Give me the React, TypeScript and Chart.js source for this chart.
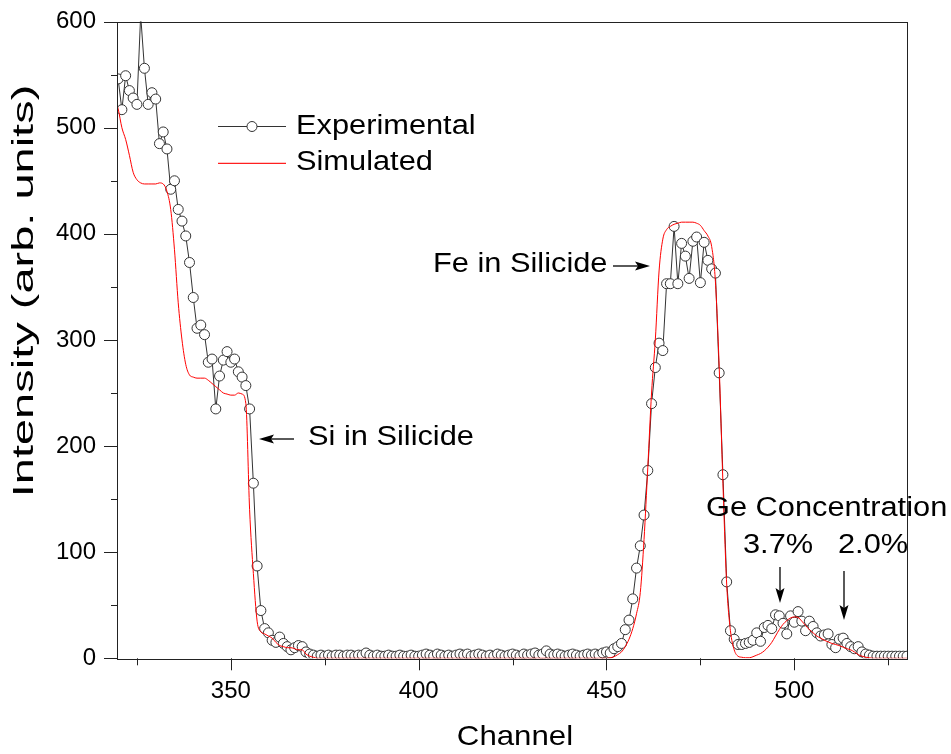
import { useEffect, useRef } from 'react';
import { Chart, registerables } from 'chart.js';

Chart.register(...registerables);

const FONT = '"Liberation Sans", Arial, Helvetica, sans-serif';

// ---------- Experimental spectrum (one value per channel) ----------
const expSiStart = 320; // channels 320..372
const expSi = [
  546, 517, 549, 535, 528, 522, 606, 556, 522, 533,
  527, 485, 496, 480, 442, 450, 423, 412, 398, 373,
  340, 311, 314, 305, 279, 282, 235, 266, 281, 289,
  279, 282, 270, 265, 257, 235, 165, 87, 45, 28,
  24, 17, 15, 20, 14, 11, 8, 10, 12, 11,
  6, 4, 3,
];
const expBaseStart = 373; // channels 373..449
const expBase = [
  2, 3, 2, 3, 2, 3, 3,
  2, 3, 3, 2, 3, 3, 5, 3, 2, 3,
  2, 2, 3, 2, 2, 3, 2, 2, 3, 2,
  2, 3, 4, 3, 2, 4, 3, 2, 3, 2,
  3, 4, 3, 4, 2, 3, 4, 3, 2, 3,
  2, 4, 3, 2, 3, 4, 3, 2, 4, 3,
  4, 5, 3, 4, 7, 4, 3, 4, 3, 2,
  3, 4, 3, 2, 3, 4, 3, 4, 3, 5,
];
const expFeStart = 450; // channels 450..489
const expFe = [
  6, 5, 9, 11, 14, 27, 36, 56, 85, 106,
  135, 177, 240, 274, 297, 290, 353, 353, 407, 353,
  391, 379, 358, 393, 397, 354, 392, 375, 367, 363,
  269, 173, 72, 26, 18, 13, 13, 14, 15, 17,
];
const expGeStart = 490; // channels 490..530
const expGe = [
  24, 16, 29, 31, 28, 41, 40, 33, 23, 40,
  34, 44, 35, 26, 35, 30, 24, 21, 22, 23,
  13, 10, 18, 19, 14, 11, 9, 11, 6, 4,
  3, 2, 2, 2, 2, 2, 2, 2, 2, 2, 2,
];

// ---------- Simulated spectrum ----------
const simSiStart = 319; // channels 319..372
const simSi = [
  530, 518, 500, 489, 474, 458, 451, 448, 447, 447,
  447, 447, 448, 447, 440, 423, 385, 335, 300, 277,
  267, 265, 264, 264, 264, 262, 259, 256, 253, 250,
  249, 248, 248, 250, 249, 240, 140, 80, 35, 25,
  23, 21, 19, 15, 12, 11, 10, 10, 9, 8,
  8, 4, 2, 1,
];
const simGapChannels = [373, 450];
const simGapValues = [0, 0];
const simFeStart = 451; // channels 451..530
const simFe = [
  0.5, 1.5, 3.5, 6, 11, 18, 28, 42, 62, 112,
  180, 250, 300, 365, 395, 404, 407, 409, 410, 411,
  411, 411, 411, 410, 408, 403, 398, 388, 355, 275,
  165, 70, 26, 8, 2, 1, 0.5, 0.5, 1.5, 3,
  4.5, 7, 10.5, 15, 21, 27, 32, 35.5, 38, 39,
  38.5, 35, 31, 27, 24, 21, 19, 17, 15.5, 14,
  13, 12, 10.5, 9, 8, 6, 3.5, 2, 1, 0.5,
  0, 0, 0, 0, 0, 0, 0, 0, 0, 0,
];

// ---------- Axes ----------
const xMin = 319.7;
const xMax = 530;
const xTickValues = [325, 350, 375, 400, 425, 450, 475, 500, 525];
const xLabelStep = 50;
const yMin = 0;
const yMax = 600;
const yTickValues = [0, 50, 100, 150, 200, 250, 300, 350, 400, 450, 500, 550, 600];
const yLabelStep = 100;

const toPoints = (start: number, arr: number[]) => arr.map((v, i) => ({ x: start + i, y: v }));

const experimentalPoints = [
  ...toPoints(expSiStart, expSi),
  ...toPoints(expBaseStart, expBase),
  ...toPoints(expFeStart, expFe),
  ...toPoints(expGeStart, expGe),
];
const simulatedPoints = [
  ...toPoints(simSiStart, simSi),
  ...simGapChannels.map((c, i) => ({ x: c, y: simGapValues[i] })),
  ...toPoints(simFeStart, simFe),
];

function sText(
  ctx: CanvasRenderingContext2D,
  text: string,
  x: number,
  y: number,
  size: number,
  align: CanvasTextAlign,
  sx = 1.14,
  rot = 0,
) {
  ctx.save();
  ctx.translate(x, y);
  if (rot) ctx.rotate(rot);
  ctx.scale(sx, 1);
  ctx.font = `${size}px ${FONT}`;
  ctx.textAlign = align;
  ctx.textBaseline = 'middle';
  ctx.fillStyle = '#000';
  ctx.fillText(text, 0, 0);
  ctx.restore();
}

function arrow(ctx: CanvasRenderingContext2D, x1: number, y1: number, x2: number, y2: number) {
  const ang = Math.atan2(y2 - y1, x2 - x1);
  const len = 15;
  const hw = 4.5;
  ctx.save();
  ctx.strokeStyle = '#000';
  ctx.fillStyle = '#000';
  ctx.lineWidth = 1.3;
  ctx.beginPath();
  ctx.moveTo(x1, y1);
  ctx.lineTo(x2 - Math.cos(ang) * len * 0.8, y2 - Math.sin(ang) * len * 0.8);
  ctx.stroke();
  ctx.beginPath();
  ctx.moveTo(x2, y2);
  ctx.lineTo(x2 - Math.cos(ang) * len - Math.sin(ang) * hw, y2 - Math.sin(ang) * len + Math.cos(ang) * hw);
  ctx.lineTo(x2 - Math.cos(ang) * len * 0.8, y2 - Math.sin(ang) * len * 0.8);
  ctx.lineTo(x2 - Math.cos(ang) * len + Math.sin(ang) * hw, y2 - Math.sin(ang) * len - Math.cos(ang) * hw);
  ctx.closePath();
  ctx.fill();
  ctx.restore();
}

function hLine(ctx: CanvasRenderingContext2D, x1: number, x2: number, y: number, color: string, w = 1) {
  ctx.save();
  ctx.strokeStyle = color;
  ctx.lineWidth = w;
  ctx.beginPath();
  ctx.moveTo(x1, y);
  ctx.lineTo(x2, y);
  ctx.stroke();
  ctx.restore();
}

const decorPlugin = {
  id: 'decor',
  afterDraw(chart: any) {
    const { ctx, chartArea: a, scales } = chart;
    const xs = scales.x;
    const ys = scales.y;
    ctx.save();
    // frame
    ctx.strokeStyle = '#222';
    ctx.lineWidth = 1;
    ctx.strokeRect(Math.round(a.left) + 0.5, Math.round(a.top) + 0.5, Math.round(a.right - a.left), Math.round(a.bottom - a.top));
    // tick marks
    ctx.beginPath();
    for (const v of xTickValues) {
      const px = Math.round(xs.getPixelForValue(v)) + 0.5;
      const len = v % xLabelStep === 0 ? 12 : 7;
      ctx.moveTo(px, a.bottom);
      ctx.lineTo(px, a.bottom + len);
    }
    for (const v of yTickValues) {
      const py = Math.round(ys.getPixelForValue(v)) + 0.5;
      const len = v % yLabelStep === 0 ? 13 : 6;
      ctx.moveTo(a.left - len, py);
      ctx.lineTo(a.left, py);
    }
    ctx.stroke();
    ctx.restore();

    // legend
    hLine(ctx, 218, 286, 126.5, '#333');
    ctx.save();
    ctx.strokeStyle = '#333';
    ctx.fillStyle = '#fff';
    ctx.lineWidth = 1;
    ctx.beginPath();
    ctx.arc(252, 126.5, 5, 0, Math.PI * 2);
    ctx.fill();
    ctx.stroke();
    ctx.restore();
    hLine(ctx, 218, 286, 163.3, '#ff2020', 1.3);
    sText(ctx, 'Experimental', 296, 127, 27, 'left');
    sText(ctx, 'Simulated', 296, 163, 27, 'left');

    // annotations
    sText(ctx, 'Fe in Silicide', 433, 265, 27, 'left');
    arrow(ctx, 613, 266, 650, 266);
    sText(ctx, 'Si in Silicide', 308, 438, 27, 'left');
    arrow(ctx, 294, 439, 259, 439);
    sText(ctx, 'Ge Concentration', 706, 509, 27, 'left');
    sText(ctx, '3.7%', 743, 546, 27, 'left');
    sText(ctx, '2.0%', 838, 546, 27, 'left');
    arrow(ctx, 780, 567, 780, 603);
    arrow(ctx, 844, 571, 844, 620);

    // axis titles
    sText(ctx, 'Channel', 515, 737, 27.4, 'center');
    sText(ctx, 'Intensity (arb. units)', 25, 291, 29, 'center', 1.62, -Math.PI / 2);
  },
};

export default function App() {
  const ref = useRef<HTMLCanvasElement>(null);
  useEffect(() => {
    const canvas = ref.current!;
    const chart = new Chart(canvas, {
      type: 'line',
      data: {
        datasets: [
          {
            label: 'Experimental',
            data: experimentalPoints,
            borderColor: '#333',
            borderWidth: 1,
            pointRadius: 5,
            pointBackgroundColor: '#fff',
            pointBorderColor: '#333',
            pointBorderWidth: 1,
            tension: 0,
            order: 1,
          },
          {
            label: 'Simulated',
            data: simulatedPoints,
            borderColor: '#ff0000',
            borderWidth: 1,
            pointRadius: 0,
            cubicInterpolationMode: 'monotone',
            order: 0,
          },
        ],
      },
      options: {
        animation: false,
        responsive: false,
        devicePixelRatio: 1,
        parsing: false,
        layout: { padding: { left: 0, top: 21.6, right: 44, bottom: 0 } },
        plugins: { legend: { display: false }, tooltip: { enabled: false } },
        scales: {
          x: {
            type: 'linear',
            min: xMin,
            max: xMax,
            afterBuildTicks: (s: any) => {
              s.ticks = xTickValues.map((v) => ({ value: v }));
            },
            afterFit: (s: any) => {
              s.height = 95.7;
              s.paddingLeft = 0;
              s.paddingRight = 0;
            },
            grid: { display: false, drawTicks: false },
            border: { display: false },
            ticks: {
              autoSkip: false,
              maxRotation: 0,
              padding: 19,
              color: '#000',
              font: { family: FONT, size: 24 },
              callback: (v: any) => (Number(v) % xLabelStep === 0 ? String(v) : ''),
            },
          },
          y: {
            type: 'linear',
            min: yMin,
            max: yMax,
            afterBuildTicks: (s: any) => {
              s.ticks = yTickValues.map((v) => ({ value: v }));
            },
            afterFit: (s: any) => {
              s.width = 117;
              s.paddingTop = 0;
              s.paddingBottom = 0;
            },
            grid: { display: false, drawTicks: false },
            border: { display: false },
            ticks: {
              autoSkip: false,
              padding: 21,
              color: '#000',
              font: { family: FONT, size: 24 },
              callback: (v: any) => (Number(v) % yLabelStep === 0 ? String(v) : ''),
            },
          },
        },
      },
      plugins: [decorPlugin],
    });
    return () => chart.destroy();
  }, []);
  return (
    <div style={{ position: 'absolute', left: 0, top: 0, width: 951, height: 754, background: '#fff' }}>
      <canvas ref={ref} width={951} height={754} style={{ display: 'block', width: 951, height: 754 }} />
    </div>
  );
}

■ **Directions for this task**: Skip the pictures and restate exactly the lines from the beginning of the listing to the line with "Arial, Helvetica, sans-serif';", that line included.

■ **Reply**:
Give me the React, TypeScript and Chart.js source for this chart.
import { useEffect, useRef } from 'react';
import { Chart, registerables } from 'chart.js';

Chart.register(...registerables);

const FONT = '"Liberation Sans", Arial, Helvetica, sans-serif';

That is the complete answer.